> **TASK INSTRUCTIONS**
Copy out, from the entries below, each line holding the string "this".

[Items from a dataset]
● ● ● ●

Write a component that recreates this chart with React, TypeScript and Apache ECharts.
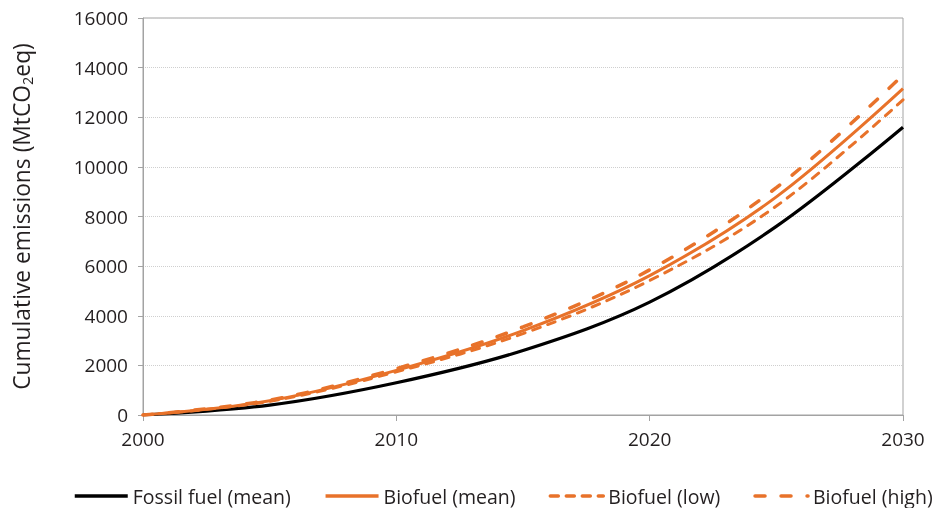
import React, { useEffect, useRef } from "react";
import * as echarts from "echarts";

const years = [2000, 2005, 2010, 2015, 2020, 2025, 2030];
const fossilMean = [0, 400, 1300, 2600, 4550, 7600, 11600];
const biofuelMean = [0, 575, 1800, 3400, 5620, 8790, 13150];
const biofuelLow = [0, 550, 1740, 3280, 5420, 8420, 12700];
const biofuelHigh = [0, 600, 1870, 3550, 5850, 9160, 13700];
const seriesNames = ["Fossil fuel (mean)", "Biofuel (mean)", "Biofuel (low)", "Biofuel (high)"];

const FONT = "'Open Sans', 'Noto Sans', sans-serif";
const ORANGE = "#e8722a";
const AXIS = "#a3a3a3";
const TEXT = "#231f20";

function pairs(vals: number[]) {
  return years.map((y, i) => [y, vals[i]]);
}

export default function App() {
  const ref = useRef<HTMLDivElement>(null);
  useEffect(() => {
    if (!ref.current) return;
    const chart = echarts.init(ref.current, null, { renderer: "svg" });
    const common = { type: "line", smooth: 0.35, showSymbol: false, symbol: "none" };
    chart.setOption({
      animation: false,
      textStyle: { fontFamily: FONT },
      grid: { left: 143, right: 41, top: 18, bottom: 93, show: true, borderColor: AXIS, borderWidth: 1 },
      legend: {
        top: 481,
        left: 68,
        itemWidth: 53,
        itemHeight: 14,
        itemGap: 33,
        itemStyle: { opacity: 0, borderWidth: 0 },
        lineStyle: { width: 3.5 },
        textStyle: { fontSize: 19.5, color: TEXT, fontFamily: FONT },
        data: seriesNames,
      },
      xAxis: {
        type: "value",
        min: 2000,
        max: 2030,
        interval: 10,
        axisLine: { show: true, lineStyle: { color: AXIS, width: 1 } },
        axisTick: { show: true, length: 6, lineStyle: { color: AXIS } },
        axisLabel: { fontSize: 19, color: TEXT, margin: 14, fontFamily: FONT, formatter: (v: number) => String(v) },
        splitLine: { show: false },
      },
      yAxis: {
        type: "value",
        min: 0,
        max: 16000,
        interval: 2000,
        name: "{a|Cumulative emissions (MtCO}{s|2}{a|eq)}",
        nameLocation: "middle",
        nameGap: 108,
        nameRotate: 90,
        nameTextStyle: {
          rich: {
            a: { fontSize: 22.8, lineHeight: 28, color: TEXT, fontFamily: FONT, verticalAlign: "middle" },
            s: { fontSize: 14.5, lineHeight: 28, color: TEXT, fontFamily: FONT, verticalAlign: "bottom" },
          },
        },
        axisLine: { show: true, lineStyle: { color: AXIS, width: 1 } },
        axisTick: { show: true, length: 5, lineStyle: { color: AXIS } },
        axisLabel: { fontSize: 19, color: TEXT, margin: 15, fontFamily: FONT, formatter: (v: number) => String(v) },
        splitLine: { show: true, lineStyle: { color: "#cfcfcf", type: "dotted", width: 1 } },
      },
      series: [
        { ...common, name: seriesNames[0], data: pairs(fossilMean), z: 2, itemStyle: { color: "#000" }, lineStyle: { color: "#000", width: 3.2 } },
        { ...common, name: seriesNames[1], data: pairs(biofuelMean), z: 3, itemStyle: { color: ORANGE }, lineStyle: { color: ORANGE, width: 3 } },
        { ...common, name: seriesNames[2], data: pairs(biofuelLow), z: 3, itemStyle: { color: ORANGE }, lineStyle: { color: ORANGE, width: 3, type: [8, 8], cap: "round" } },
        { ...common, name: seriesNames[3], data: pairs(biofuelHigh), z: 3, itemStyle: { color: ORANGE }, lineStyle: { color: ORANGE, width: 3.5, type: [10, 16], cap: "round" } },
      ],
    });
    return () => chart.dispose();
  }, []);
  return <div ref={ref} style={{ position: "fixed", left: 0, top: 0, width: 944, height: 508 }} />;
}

● ● ● ●

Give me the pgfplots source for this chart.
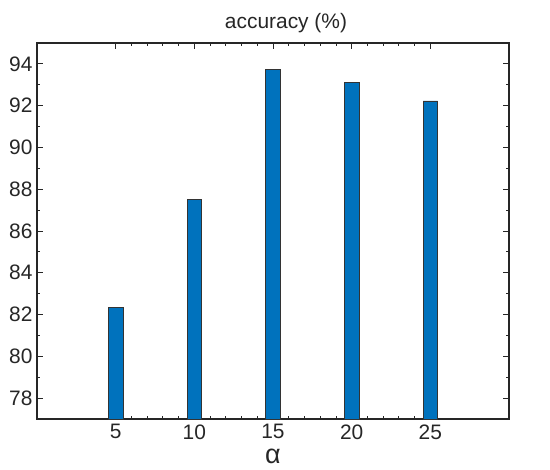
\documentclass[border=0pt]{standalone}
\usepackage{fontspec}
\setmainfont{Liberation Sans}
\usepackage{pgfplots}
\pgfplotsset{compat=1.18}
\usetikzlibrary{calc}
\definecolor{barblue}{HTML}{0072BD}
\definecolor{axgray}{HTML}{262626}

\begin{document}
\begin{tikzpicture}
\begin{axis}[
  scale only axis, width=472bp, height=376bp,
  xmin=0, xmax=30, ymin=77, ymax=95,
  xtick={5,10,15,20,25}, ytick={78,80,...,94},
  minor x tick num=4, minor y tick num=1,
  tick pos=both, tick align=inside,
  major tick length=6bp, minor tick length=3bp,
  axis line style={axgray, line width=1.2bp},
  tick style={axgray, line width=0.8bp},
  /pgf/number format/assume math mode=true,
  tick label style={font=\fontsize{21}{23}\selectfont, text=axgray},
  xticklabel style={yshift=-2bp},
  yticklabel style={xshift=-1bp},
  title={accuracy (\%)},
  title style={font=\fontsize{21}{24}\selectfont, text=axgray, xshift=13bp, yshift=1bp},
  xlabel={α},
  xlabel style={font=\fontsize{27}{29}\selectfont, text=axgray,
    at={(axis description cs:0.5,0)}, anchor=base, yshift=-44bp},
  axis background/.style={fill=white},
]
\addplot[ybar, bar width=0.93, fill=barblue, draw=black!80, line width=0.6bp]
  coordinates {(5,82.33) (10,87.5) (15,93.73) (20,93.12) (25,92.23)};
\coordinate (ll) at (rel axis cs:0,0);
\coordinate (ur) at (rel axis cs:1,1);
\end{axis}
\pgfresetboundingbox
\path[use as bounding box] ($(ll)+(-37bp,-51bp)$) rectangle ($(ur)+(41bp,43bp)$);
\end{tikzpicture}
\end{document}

● ● ● ●

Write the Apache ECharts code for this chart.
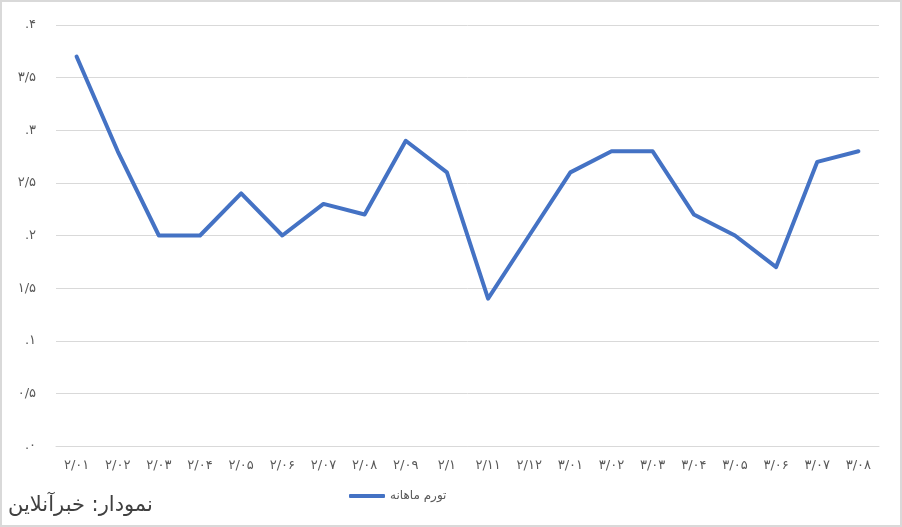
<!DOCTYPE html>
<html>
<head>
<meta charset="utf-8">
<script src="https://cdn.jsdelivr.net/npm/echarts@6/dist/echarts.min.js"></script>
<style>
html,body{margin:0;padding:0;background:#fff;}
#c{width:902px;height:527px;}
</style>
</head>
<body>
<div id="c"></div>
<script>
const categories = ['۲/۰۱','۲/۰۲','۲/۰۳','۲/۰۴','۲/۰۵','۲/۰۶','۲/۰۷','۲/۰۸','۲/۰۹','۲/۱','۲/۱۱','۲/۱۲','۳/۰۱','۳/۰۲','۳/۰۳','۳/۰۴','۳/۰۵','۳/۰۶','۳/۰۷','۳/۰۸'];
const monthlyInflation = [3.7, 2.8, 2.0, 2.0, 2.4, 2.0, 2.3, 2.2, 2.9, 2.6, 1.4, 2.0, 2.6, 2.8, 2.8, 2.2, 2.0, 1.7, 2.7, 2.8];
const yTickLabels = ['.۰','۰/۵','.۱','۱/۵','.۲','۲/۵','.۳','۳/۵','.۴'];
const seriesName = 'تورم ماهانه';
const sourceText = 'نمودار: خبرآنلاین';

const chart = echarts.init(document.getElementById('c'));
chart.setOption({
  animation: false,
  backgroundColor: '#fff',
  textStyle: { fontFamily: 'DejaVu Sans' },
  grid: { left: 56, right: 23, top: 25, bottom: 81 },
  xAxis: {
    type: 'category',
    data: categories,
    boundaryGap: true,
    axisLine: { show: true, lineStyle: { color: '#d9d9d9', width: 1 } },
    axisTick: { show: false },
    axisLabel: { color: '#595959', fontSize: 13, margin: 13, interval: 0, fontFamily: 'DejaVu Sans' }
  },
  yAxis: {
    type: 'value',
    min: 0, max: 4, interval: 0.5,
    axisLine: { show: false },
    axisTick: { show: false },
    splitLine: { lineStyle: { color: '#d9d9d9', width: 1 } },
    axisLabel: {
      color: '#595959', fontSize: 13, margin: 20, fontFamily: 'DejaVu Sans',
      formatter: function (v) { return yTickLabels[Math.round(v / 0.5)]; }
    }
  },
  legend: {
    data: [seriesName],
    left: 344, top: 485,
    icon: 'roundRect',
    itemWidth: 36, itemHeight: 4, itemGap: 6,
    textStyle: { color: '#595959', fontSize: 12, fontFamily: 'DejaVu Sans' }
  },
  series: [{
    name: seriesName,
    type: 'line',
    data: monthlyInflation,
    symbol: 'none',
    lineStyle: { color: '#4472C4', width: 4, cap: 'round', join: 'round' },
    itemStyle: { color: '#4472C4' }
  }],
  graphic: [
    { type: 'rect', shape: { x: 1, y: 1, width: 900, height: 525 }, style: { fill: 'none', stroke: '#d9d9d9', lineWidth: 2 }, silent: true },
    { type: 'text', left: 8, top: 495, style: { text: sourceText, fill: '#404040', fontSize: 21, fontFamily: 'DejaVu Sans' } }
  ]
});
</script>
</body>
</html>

● ● ● ●

> **PROBLEM SOLUTION**
Write a component that recreates this chart with React, TypeScript and Apache ECharts.
Give me the pgfplots source for this chart.
Write the Apache ECharts code for this chart.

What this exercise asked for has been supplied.